Source: IMF urges greater focus on housing
The IMF is the latest international governing body to encourage central banks to pay greater attention to housing markets when setting interest rates, challenging the view that monetary policy should avoid trying to soften variance in property prices. The IMF’s comments appear in an analytical chapter in the most recent World Economic Outlook which, among other things, suggests that many European countries are becoming increasingly susceptible to a housing market crisis.
The IMF estimates that house prices are 30% above their fair value in Ireland, nearly 30% overvalued in the Netherlands and the United Kingdom and more than 20% overvalued in France. Although the fund found that US house prices were only a little more than 10% overvalued, it noted that the US market was vulnerable to credit conditions, and might overshoot on the way down. In addition, the fund noted significantly increased residential investment in Spain, Denmark, France, Italy, Finland and Belgium.
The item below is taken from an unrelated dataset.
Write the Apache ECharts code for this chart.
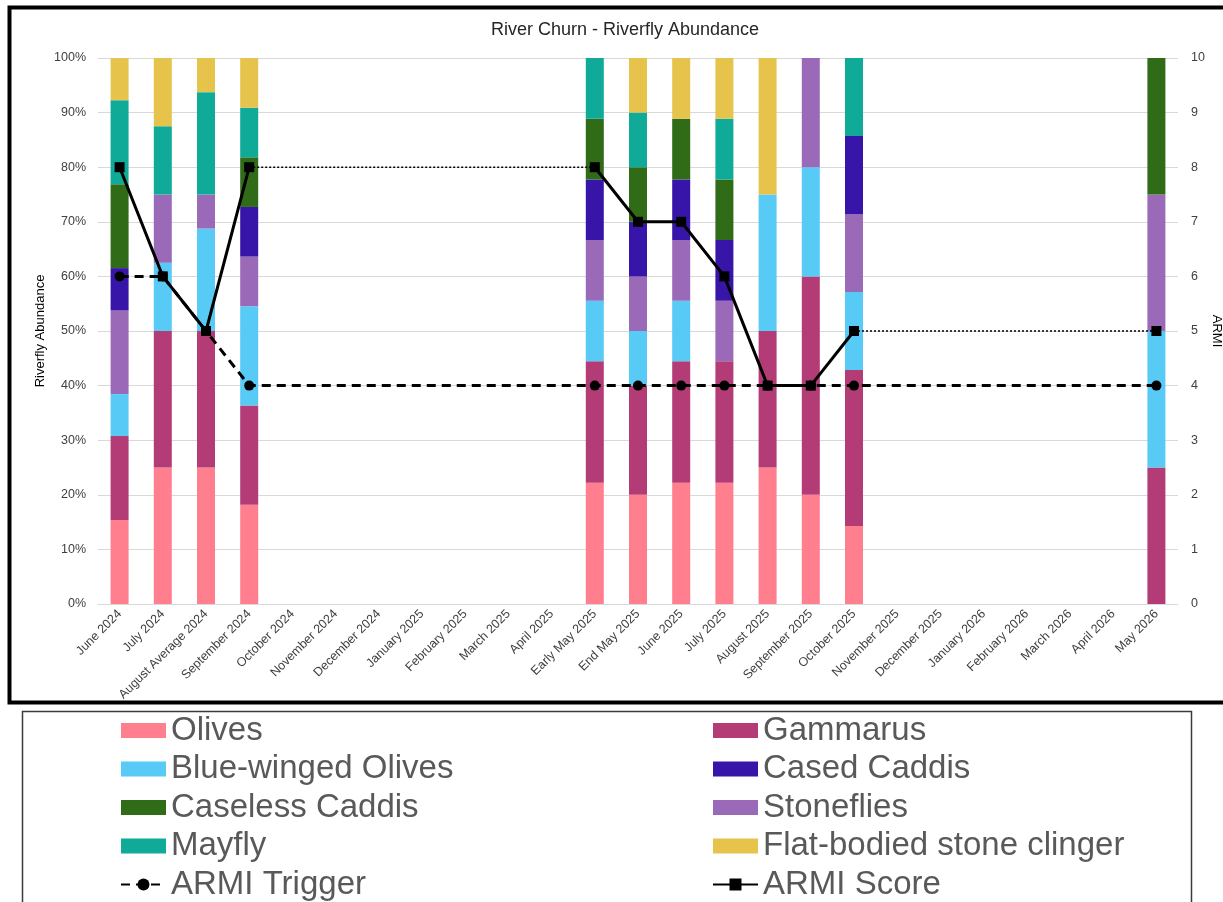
<!DOCTYPE html>
<html>
<head>
<meta charset="utf-8">
<title>River Churn - Riverfly Abundance</title>
<script src="https://cdn.jsdelivr.net/npm/echarts@6/dist/echarts.min.js"></script>
<style>
  html, body { margin: 0; padding: 0; background: #ffffff; }
  #chart { width: 1223px; height: 902px; }
</style>
</head>
<body>
<div id="chart"></div>
<script>
// Sampling occasions (x-axis categories)
const categories = [
  'June 2024', 'July 2024', 'August Average 2024', 'September 2024', 'October 2024',
  'November 2024', 'December 2024', 'January 2025', 'February 2025', 'March 2025',
  'April 2025', 'Early May 2025', 'End May 2025', 'June 2025', 'July 2025',
  'August 2025', 'September 2025', 'October 2025', 'November 2025', 'December 2025',
  'January 2026', 'February 2026', 'March 2026', 'April 2026', 'May 2026'
];

const N = null;

// Share of each riverfly group in the sample (%)
const olives     = [15.38, 25, 25, 18.18, N, N, N, N, N, N, N, 22.22, 20, 22.22, 22.22, 25, 20, 14.29, N, N, N, N, N, N, 0];
const gammarus   = [15.38, 25, 25, 18.18, N, N, N, N, N, N, N, 22.22, 20, 22.22, 22.22, 25, 40, 28.57, N, N, N, N, N, N, 25];
const blueWinged = [7.69, 12.5, 18.75, 18.18, N, N, N, N, N, N, N, 11.11, 10, 11.11, 0, 25, 20, 14.29, N, N, N, N, N, N, 25];
const casedCaddis    = [7.69, 0, 0, 9.09, N, N, N, N, N, N, N, 11.11, 10, 11.11, 11.11, 0, 0, 14.29, N, N, N, N, N, N, 0];
const caselessCaddis = [15.38, 0, 0, 9.09, N, N, N, N, N, N, N, 11.11, 10, 11.11, 11.11, 0, 0, 0, N, N, N, N, N, N, 25];
const stoneflies = [15.38, 12.5, 6.25, 9.09, N, N, N, N, N, N, N, 11.11, 10, 11.11, 11.11, 0, 20, 14.29, N, N, N, N, N, N, 25];
const mayfly     = [15.38, 12.5, 18.75, 9.09, N, N, N, N, N, N, N, 11.11, 10, 0, 11.11, 0, 0, 14.29, N, N, N, N, N, N, 0];
const flatBodied = [7.69, 12.5, 6.25, 9.09, N, N, N, N, N, N, N, 0, 10, 11.11, 11.11, 25, 0, 0, N, N, N, N, N, N, 0];

// ARMI values (right axis)
const armiTrigger = [6, 6, 5, 4, N, N, N, N, N, N, N, 4, 4, 4, 4, 4, 4, 4, N, N, N, N, N, N, 4];
const armiScore   = [8, 6, 5, 8, N, N, N, N, N, N, N, 8, 7, 7, 6, 4, 4, 5, N, N, N, N, N, N, 5];

// Axis tick labels
const leftTicks  = [0, 10, 20, 30, 40, 50, 60, 70, 80, 90, 100];
const rightTicks = [0, 1, 2, 3, 4, 5, 6, 7, 8, 9, 10];

const FONT = '"Liberation Sans", Arial, sans-serif';

// Stacked bar groups, drawn bottom to top
const groups = [
  { name: 'Olives', data: olives, color: '#ff7f8f' },
  { name: 'Gammarus', data: gammarus, color: '#b33c76' },
  { name: 'Blue-winged Olives', data: blueWinged, color: '#57caf5' },
  { name: 'Stoneflies', data: stoneflies, color: '#9a69b8' },
  { name: 'Cased Caddis', data: casedCaddis, color: '#3815a9' },
  { name: 'Caseless Caddis', data: caselessCaddis, color: '#306b18' },
  { name: 'Mayfly', data: mayfly, color: '#10ab98' },
  { name: 'Flat-bodied stone clinger', data: flatBodied, color: '#e6c44c' }
];

const barSeries = groups.map(g => ({
  name: g.name,
  type: 'bar',
  stack: 'abundance',
  yAxisIndex: 0,
  barWidth: 18,
  data: g.data,
  itemStyle: { color: g.color },
  z: 2
}));

// Thin dotted links that carry the ARMI score across months with no sample
function gapBridges(values) {
  const out = [];
  let last = -1;
  values.forEach((v, i) => {
    if (v == null) return;
    if (last >= 0 && i - last > 1) {
      const seg = values.map(() => null);
      seg[last] = values[last];
      seg[i] = v;
      out.push(seg);
    }
    last = i;
  });
  return out;
}

const bridgeSeries = gapBridges(armiScore).map((seg, k) => ({
  name: 'score-gap-' + k,
  type: 'line',
  yAxisIndex: 1,
  data: seg,
  connectNulls: true,
  symbol: 'none',
  silent: true,
  lineStyle: { color: '#000', width: 1.5, type: [2, 2] },
  z: 4
}));

const lineSeries = [
  {
    name: 'ARMI Trigger',
    type: 'line',
    yAxisIndex: 1,
    data: armiTrigger,
    connectNulls: true,
    symbol: 'circle',
    symbolSize: 10,
    itemStyle: { color: '#000' },
    lineStyle: { color: '#000', width: 3, type: [9, 6] },
    z: 5
  },
  {
    name: 'ARMI Score',
    type: 'line',
    yAxisIndex: 1,
    data: armiScore,
    connectNulls: false,
    symbol: 'rect',
    symbolSize: 10,
    itemStyle: { color: '#000' },
    lineStyle: { color: '#000', width: 3 },
    z: 6
  }
];

const legendText = { fontFamily: FONT, fontSize: 33, lineHeight: 33, color: '#595959' };

const legendBase = {
  orient: 'vertical',
  top: 714,
  height: 300,
  itemWidth: 45,
  itemHeight: 15,
  itemGap: 5.5,
  padding: 0,
  selectedMode: false,
  textStyle: legendText
};

const chart = echarts.init(document.getElementById('chart'), null, { renderer: 'canvas' });

chart.setOption({
  backgroundColor: '#ffffff',
  animation: false,
  title: {
    text: 'River Churn - Riverfly Abundance',
    left: 491,
    top: 21,
    padding: 0,
    textStyle: { fontFamily: FONT, fontSize: 18, fontWeight: 'normal', color: '#262626' }
  },
  grid: { left: 98, right: 45, top: 58, bottom: 298, containLabel: false, outerBoundsMode: 'none' },
  xAxis: {
    type: 'category',
    data: categories,
    axisTick: { show: false },
    axisLine: { lineStyle: { color: '#d9d9d9', width: 1 } },
    axisLabel: {
      interval: 0,
      rotate: 45,
      margin: 8,
      fontFamily: FONT,
      fontSize: 12.5,
      color: '#404040'
    }
  },
  yAxis: [
    {
      type: 'value',
      min: leftTicks[0],
      max: leftTicks[leftTicks.length - 1],
      interval: leftTicks[1] - leftTicks[0],
      name: 'Riverfly Abundance',
      nameLocation: 'middle',
      nameGap: 51,
      nameRotate: 90,
      nameMoveOverlap: false,
      nameTextStyle: { fontFamily: FONT, fontSize: 13, color: '#000' },
      axisLine: { show: false },
      axisTick: { show: false },
      axisLabel: { formatter: '{value}%', margin: 12, fontFamily: FONT, fontSize: 12.5, color: '#404040' },
      splitLine: { lineStyle: { color: '#d9d9d9', width: 1 } }
    },
    {
      type: 'value',
      position: 'right',
      min: rightTicks[0],
      max: rightTicks[rightTicks.length - 1],
      interval: rightTicks[1] - rightTicks[0],
      name: 'ARMI',
      nameLocation: 'middle',
      nameGap: 32,
      nameRotate: -90,
      nameMoveOverlap: false,
      nameTextStyle: { fontFamily: FONT, fontSize: 13, color: '#000' },
      axisLine: { show: false },
      axisTick: { show: false },
      axisLabel: { margin: 13, fontFamily: FONT, fontSize: 12.5, color: '#404040' },
      splitLine: { show: false }
    }
  ],
  legend: [
    Object.assign({}, legendBase, {
      left: 120,
      data: [
        { name: 'Olives', icon: 'rect' },
        { name: 'Blue-winged Olives', icon: 'rect' },
        { name: 'Caseless Caddis', icon: 'rect' },
        { name: 'Mayfly', icon: 'rect' },
        { name: 'ARMI Trigger' }
      ]
    }),
    Object.assign({}, legendBase, {
      left: 712,
      data: [
        { name: 'Gammarus', icon: 'rect' },
        { name: 'Cased Caddis', icon: 'rect' },
        { name: 'Stoneflies', icon: 'rect' },
        { name: 'Flat-bodied stone clinger', icon: 'rect' },
        { name: 'ARMI Score' }
      ]
    })
  ],
  graphic: [
    {
      type: 'rect',
      shape: { x: 9.5, y: 7.5, width: 1220, height: 695 },
      style: { fill: 'none', stroke: '#000', lineWidth: 4 },
      silent: true,
      z: 100
    },
    {
      type: 'rect',
      shape: { x: 22.5, y: 711.5, width: 1169, height: 200 },
      style: { fill: 'none', stroke: '#3a3a3a', lineWidth: 1.5 },
      silent: true,
      z: 100
    }
  ],
  series: [...barSeries, ...bridgeSeries, ...lineSeries]
});
</script>
</body>
</html>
IMF Chief Economist Simon Johnson, in an interview with the Financial Times, noted that “house prices in quite a few countries look overvalued relative to fundamentals.” Whereas the IMF does not forecast a housing price crash in any of these countries, Johnson points out that “asset price correction remains a risk” particularly in the event of a tightening of global credit conditions.
The IMF’s new view of the role policy makers should play with respect to the housing market is in line with that of a growing number of economists, including central bank officials, who think that monetary policies should see to reduce the amplitude of asset price cycles by trying to spot bubbles in the making and “lean against the wind” with policy. However, this policy contrasts with that of Alan Greenspan, the former Federal Reserve chairman, who thought it was difficult to both spot asset price bubbles and imagine raising interest rates sufficiently to stop a bubble from developing. However, new research from the IMF suggests that there appears to be a big “financial accelerator” operating through housing markets in countries with highly sophisticated mortgage lending practices. Additionally, the IMF found a greater link between monetary policy and house prices, but did not go so far as to recommend that central bankers target house prices.
Questions for Discussion
1. The IMF continues to advocate increased government intervention to correct recent financial downturns. Is government intervention the proper remedy?